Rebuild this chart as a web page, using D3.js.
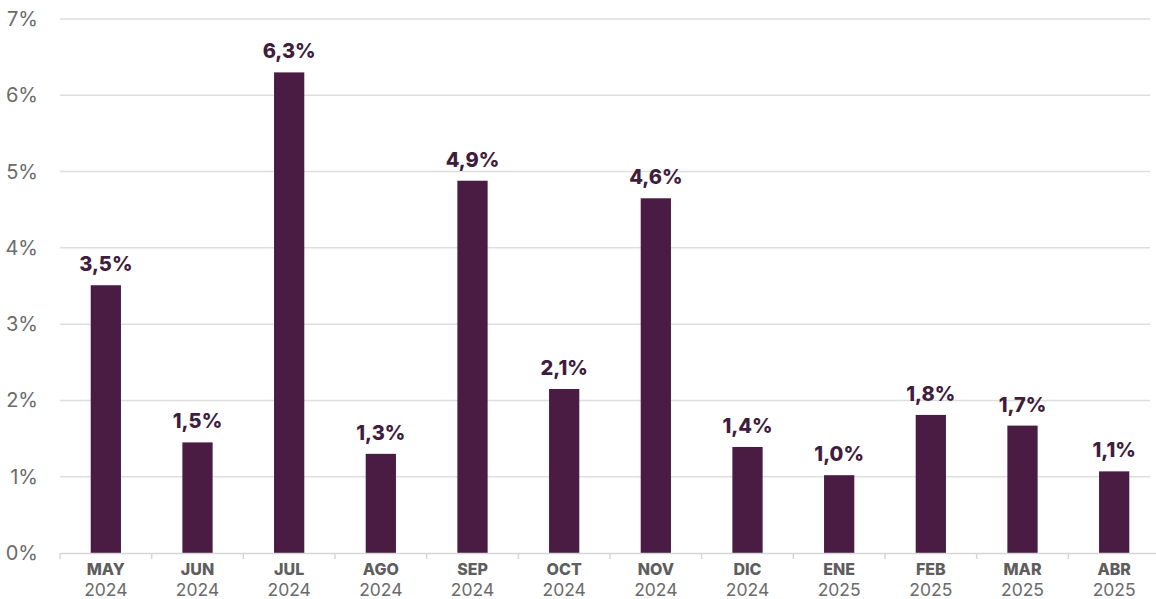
<!DOCTYPE html>
<html lang="es">
<head>
<meta charset="UTF-8">
<title>Variación mensual</title>
<script src="https://d3js.org/d3.v7.min.js"></script>
<style>
    body, html { margin: 0; background: #fff; overflow: hidden; }
    text { font-family: Inter, "Open Sans", sans-serif; }
</style>
</head>
<body>
<div id="chart"></div>
<script>
    // datos
    var months = ["MAY", "JUN", "JUL", "AGO", "SEP", "OCT", "NOV", "DIC", "ENE", "FEB", "MAR", "ABR"];
    var years = ["2024", "2024", "2024", "2024", "2024", "2024", "2024", "2024", "2025", "2025", "2025", "2025"];
    var values = [3.51, 1.45, 6.3, 1.3, 4.88, 2.15, 4.65, 1.39, 1.02, 1.81, 1.67, 1.07];
    var valueLabels = ["3,5%", "1,5%", "6,3%", "1,3%", "4,9%", "2,1%", "4,6%", "1,4%", "1,0%", "1,8%", "1,7%", "1,1%"];
    var yTicks = [0, 1, 2, 3, 4, 5, 6, 7];

    var width = 1156, height = 599;
    var margin = { top: 19, right: -4, bottom: 46, left: 60 };

    var svg = d3.select("#chart").append("svg")
        .attr("width", width)
        .attr("height", height);

    var x = d3.scaleBand()
        .domain(months)
        .range([margin.left, width - margin.right])
        .paddingInner(0.67)
        .paddingOuter(0.335);

    var y = d3.scaleLinear()
        .domain([0, 7])
        .range([height - margin.bottom, margin.top]);

    // lineas de cuadricula
    svg.append("g")
        .selectAll("line")
        .data(yTicks.filter(d => d > 0))
        .join("line")
        .attr("x1", margin.left)
        .attr("x2", 1150)
        .attr("y1", d => y(d))
        .attr("y2", d => y(d))
        .attr("stroke", "#dedede")
        .attr("stroke-width", 1.5);

    // eje y
    svg.append("g")
        .selectAll("text")
        .data(yTicks)
        .join("text")
        .attr("x", 38)
        .attr("y", d => y(d))
        .attr("dy", "0.35em")
        .attr("text-anchor", "end")
        .attr("font-size", 20)
        .attr("fill", "#6b6b6b")
        .text(d => d + "%");

    // barras
    svg.append("g")
        .selectAll("rect")
        .data(values)
        .join("rect")
        .attr("x", (d, i) => x(months[i]))
        .attr("y", d => y(d))
        .attr("width", x.bandwidth())
        .attr("height", d => y(0) - y(d))
        .attr("fill", "#4a1b43");

    // eje x
    var xAxis = svg.append("g")
        .attr("transform", `translate(0,${y(0)})`)
        .call(d3.axisBottom(x).tickSize(0).tickFormat(""));
    xAxis.select(".domain").attr("stroke", "#d6d6d6").attr("stroke-width", 1.5);

    var step = x.step();
    var boundaries = d3.range(months.length + 1).map(i => margin.left + i * step);
    svg.append("g")
        .selectAll("line")
        .data(boundaries)
        .join("line")
        .attr("x1", d => d)
        .attr("x2", d => d)
        .attr("y1", y(0))
        .attr("y2", y(0) + 6)
        .attr("stroke", "#d6d6d6")
        .attr("stroke-width", 1.5);

    var labels = svg.append("g")
        .selectAll("g")
        .data(months)
        .join("g")
        .attr("transform", d => `translate(${x(d) + x.bandwidth() / 2},0)`);

    labels.append("text")
        .attr("y", 575)
        .attr("text-anchor", "middle")
        .attr("font-size", 16)
        .attr("font-weight", 800)
        .attr("fill", "#5e5e5e")
        .text(d => d);

    labels.append("text")
        .attr("y", 596)
        .attr("text-anchor", "middle")
        .attr("font-size", 17.5)
        .attr("fill", "#6b6b6b")
        .text((d, i) => years[i]);

    // etiquetas de valor
    svg.append("g")
        .selectAll("text")
        .data(values)
        .join("text")
        .attr("x", (d, i) => x(months[i]) + x.bandwidth() / 2)
        .attr("y", d => y(d) - 14)
        .attr("text-anchor", "middle")
        .attr("font-size", 20)
        .attr("font-weight", 800)
        .attr("fill", "#3f1d3c")
        .text((d, i) => valueLabels[i]);
</script>
</body>
</html>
---
TASK »
Repeat the data exactly in full, omitting its pictures.

RESPONSE »
Rebuild this chart as a web page, using D3.js.
<!DOCTYPE html>
<html lang="es">
<head>
<meta charset="UTF-8">
<title>Variación mensual</title>
<script src="https://d3js.org/d3.v7.min.js"></script>
<style>
    body, html { margin: 0; background: #fff; overflow: hidden; }
    text { font-family: Inter, "Open Sans", sans-serif; }
</style>
</head>
<body>
<div id="chart"></div>
<script>
    // datos
    var months = ["MAY", "JUN", "JUL", "AGO", "SEP", "OCT", "NOV", "DIC", "ENE", "FEB", "MAR", "ABR"];
    var years = ["2024", "2024", "2024", "2024", "2024", "2024", "2024", "2024", "2025", "2025", "2025", "2025"];
    var values = [3.51, 1.45, 6.3, 1.3, 4.88, 2.15, 4.65, 1.39, 1.02, 1.81, 1.67, 1.07];
    var valueLabels = ["3,5%", "1,5%", "6,3%", "1,3%", "4,9%", "2,1%", "4,6%", "1,4%", "1,0%", "1,8%", "1,7%", "1,1%"];
    var yTicks = [0, 1, 2, 3, 4, 5, 6, 7];

    var width = 1156, height = 599;
    var margin = { top: 19, right: -4, bottom: 46, left: 60 };

    var svg = d3.select("#chart").append("svg")
        .attr("width", width)
        .attr("height", height);

    var x = d3.scaleBand()
        .domain(months)
        .range([margin.left, width - margin.right])
        .paddingInner(0.67)
        .paddingOuter(0.335);

    var y = d3.scaleLinear()
        .domain([0, 7])
        .range([height - margin.bottom, margin.top]);

    // lineas de cuadricula
    svg.append("g")
        .selectAll("line")
        .data(yTicks.filter(d => d > 0))
        .join("line")
        .attr("x1", margin.left)
        .attr("x2", 1150)
        .attr("y1", d => y(d))
        .attr("y2", d => y(d))
        .attr("stroke", "#dedede")
        .attr("stroke-width", 1.5);

    // eje y
    svg.append("g")
        .selectAll("text")
        .data(yTicks)
        .join("text")
        .attr("x", 38)
        .attr("y", d => y(d))
        .attr("dy", "0.35em")
        .attr("text-anchor", "end")
        .attr("font-size", 20)
        .attr("fill", "#6b6b6b")
        .text(d => d + "%");

    // barras
    svg.append("g")
        .selectAll("rect")
        .data(values)
        .join("rect")
        .attr("x", (d, i) => x(months[i]))
        .attr("y", d => y(d))
        .attr("width", x.bandwidth())
        .attr("height", d => y(0) - y(d))
        .attr("fill", "#4a1b43");

    // eje x
    var xAxis = svg.append("g")
        .attr("transform", `translate(0,${y(0)})`)
        .call(d3.axisBottom(x).tickSize(0).tickFormat(""));
    xAxis.select(".domain").attr("stroke", "#d6d6d6").attr("stroke-width", 1.5);

    var step = x.step();
    var boundaries = d3.range(months.length + 1).map(i => margin.left + i * step);
    svg.append("g")
        .selectAll("line")
        .data(boundaries)
        .join("line")
        .attr("x1", d => d)
        .attr("x2", d => d)
        .attr("y1", y(0))
        .attr("y2", y(0) + 6)
        .attr("stroke", "#d6d6d6")
        .attr("stroke-width", 1.5);

    var labels = svg.append("g")
        .selectAll("g")
        .data(months)
        .join("g")
        .attr("transform", d => `translate(${x(d) + x.bandwidth() / 2},0)`);

    labels.append("text")
        .attr("y", 575)
        .attr("text-anchor", "middle")
        .attr("font-size", 16)
        .attr("font-weight", 800)
        .attr("fill", "#5e5e5e")
        .text(d => d);

    labels.append("text")
        .attr("y", 596)
        .attr("text-anchor", "middle")
        .attr("font-size", 17.5)
        .attr("fill", "#6b6b6b")
        .text((d, i) => years[i]);

    // etiquetas de valor
    svg.append("g")
        .selectAll("text")
        .data(values)
        .join("text")
        .attr("x", (d, i) => x(months[i]) + x.bandwidth() / 2)
        .attr("y", d => y(d) - 14)
        .attr("text-anchor", "middle")
        .attr("font-size", 20)
        .attr("font-weight", 800)
        .attr("fill", "#3f1d3c")
        .text((d, i) => valueLabels[i]);
</script>
</body>
</html>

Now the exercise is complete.